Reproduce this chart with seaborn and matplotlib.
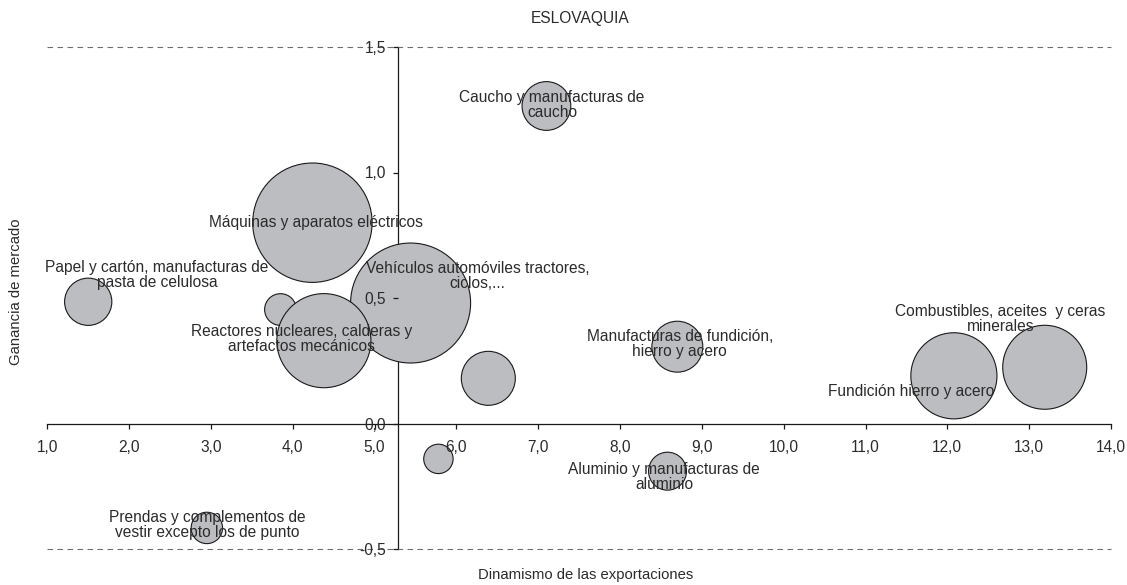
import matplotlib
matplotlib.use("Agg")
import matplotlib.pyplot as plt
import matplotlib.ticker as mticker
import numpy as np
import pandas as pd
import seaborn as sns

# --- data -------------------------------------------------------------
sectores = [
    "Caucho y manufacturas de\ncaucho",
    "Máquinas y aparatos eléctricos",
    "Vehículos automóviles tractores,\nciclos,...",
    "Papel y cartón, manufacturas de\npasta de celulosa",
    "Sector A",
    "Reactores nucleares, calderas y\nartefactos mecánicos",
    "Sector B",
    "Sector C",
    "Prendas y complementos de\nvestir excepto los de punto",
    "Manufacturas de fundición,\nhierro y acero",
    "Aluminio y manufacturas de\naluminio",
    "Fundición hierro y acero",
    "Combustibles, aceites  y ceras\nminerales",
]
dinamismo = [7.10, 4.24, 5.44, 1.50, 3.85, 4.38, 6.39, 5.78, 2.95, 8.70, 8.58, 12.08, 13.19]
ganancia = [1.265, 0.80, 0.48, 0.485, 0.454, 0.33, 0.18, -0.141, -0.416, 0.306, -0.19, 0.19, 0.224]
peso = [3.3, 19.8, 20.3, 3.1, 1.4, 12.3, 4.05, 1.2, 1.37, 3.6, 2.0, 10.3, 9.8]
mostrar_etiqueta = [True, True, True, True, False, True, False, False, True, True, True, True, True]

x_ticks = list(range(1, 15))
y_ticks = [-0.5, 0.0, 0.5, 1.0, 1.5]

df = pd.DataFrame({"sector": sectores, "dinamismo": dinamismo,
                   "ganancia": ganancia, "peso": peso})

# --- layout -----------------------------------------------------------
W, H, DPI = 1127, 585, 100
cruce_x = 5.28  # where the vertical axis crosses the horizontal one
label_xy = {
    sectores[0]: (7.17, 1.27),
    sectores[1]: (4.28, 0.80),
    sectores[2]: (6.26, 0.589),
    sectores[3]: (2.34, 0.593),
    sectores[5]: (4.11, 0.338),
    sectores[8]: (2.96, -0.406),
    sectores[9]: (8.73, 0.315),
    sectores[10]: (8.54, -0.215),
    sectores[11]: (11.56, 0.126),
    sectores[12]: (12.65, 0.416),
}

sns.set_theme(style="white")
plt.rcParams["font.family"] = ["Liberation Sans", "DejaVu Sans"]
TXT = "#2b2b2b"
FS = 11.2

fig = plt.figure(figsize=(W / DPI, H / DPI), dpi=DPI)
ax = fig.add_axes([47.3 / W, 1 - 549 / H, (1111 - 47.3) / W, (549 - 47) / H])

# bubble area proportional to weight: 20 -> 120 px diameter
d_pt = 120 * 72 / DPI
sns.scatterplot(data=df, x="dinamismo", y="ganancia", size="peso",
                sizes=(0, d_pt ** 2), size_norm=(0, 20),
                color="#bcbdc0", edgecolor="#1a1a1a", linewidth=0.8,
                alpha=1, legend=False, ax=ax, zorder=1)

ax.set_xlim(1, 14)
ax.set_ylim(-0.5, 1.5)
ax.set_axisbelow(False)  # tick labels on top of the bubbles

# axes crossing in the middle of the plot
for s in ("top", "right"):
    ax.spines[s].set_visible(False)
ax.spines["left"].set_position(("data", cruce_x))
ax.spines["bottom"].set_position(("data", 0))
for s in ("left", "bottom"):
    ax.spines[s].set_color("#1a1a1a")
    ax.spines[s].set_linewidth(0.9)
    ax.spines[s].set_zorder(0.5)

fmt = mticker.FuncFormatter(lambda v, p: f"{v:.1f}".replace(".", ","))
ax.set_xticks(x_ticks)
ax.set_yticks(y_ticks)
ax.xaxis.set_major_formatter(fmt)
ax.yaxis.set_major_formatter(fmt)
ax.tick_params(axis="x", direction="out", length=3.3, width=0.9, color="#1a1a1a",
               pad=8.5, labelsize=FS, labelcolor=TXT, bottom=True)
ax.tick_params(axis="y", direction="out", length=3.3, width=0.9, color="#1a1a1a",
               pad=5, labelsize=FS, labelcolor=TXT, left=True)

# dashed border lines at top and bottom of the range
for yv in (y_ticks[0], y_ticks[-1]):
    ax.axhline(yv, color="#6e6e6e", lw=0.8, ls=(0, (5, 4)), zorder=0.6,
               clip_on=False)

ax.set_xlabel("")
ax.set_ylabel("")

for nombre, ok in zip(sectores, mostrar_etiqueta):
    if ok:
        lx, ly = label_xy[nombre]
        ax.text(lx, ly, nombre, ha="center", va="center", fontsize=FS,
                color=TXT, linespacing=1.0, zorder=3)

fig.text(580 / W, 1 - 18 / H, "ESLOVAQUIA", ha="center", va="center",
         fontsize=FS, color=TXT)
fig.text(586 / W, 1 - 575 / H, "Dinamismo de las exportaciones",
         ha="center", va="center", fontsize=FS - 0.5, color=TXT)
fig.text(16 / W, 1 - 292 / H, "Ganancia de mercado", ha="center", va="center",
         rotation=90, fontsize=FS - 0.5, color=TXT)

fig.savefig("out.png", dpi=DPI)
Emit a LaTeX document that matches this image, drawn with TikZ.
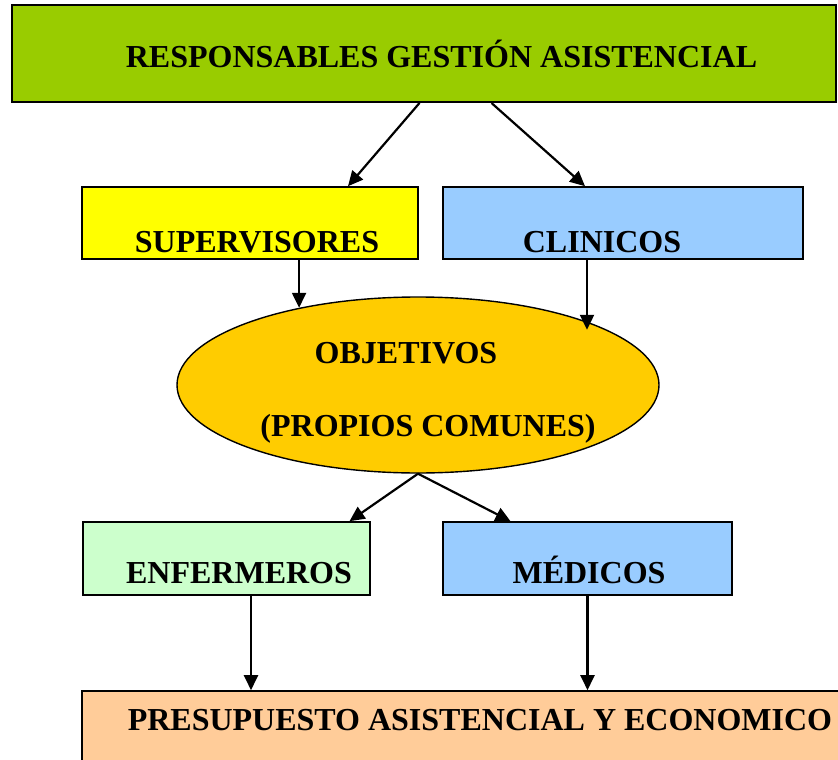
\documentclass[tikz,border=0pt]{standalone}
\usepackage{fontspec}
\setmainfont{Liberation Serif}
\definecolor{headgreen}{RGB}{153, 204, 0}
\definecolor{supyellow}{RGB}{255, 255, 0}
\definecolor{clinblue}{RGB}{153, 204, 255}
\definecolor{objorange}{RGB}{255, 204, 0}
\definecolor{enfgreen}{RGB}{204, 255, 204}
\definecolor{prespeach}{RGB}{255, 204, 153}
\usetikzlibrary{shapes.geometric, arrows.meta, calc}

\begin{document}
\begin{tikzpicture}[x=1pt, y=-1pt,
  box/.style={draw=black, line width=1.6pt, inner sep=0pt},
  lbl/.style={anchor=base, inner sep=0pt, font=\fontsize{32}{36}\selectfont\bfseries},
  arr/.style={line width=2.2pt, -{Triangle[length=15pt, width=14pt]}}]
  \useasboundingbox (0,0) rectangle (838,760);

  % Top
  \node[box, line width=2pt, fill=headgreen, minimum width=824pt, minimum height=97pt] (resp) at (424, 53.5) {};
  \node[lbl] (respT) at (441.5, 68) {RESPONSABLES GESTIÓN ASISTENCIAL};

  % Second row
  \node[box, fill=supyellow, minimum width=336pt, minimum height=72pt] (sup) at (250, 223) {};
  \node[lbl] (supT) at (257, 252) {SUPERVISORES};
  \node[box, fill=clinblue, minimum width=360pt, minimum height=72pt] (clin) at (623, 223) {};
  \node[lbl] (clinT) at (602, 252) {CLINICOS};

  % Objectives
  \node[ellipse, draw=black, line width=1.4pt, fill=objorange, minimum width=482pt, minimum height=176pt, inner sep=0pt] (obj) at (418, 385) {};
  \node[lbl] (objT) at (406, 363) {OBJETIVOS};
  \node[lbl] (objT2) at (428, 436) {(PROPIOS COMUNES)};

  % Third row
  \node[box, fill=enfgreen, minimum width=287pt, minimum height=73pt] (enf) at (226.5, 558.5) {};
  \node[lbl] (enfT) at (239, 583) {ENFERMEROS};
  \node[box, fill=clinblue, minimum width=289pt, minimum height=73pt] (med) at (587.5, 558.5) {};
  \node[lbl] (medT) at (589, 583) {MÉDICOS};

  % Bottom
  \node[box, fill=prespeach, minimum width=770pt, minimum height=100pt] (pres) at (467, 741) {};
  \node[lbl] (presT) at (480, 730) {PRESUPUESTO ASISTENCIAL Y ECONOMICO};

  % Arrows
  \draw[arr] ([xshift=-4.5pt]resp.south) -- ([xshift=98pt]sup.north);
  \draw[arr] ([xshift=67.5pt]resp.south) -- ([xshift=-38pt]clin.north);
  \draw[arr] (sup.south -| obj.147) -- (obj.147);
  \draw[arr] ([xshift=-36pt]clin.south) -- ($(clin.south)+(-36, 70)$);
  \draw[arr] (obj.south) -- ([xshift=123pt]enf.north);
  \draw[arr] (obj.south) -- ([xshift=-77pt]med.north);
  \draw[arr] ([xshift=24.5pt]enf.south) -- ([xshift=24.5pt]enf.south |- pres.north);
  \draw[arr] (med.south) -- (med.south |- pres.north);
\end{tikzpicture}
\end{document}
┄┄┄┄┄┄┄┄┄┄┄┄┄┄┄┄┄┄┄┄
• Task details
Make an exact copy of the lines from the one that contains "Emit a LaTeX" through the one that contains "at (602, 252)", both included, and no other lines. Pictures are skipped.

• Expected answer
Emit a LaTeX document that matches this image, drawn with TikZ.
\documentclass[tikz,border=0pt]{standalone}
\usepackage{fontspec}
\setmainfont{Liberation Serif}
\definecolor{headgreen}{RGB}{153, 204, 0}
\definecolor{supyellow}{RGB}{255, 255, 0}
\definecolor{clinblue}{RGB}{153, 204, 255}
\definecolor{objorange}{RGB}{255, 204, 0}
\definecolor{enfgreen}{RGB}{204, 255, 204}
\definecolor{prespeach}{RGB}{255, 204, 153}
\usetikzlibrary{shapes.geometric, arrows.meta, calc}

\begin{document}
\begin{tikzpicture}[x=1pt, y=-1pt,
  box/.style={draw=black, line width=1.6pt, inner sep=0pt},
  lbl/.style={anchor=base, inner sep=0pt, font=\fontsize{32}{36}\selectfont\bfseries},
  arr/.style={line width=2.2pt, -{Triangle[length=15pt, width=14pt]}}]
  \useasboundingbox (0,0) rectangle (838,760);

  % Top
  \node[box, line width=2pt, fill=headgreen, minimum width=824pt, minimum height=97pt] (resp) at (424, 53.5) {};
  \node[lbl] (respT) at (441.5, 68) {RESPONSABLES GESTIÓN ASISTENCIAL};

  % Second row
  \node[box, fill=supyellow, minimum width=336pt, minimum height=72pt] (sup) at (250, 223) {};
  \node[lbl] (supT) at (257, 252) {SUPERVISORES};
  \node[box, fill=clinblue, minimum width=360pt, minimum height=72pt] (clin) at (623, 223) {};
  \node[lbl] (clinT) at (602, 252) {CLINICOS};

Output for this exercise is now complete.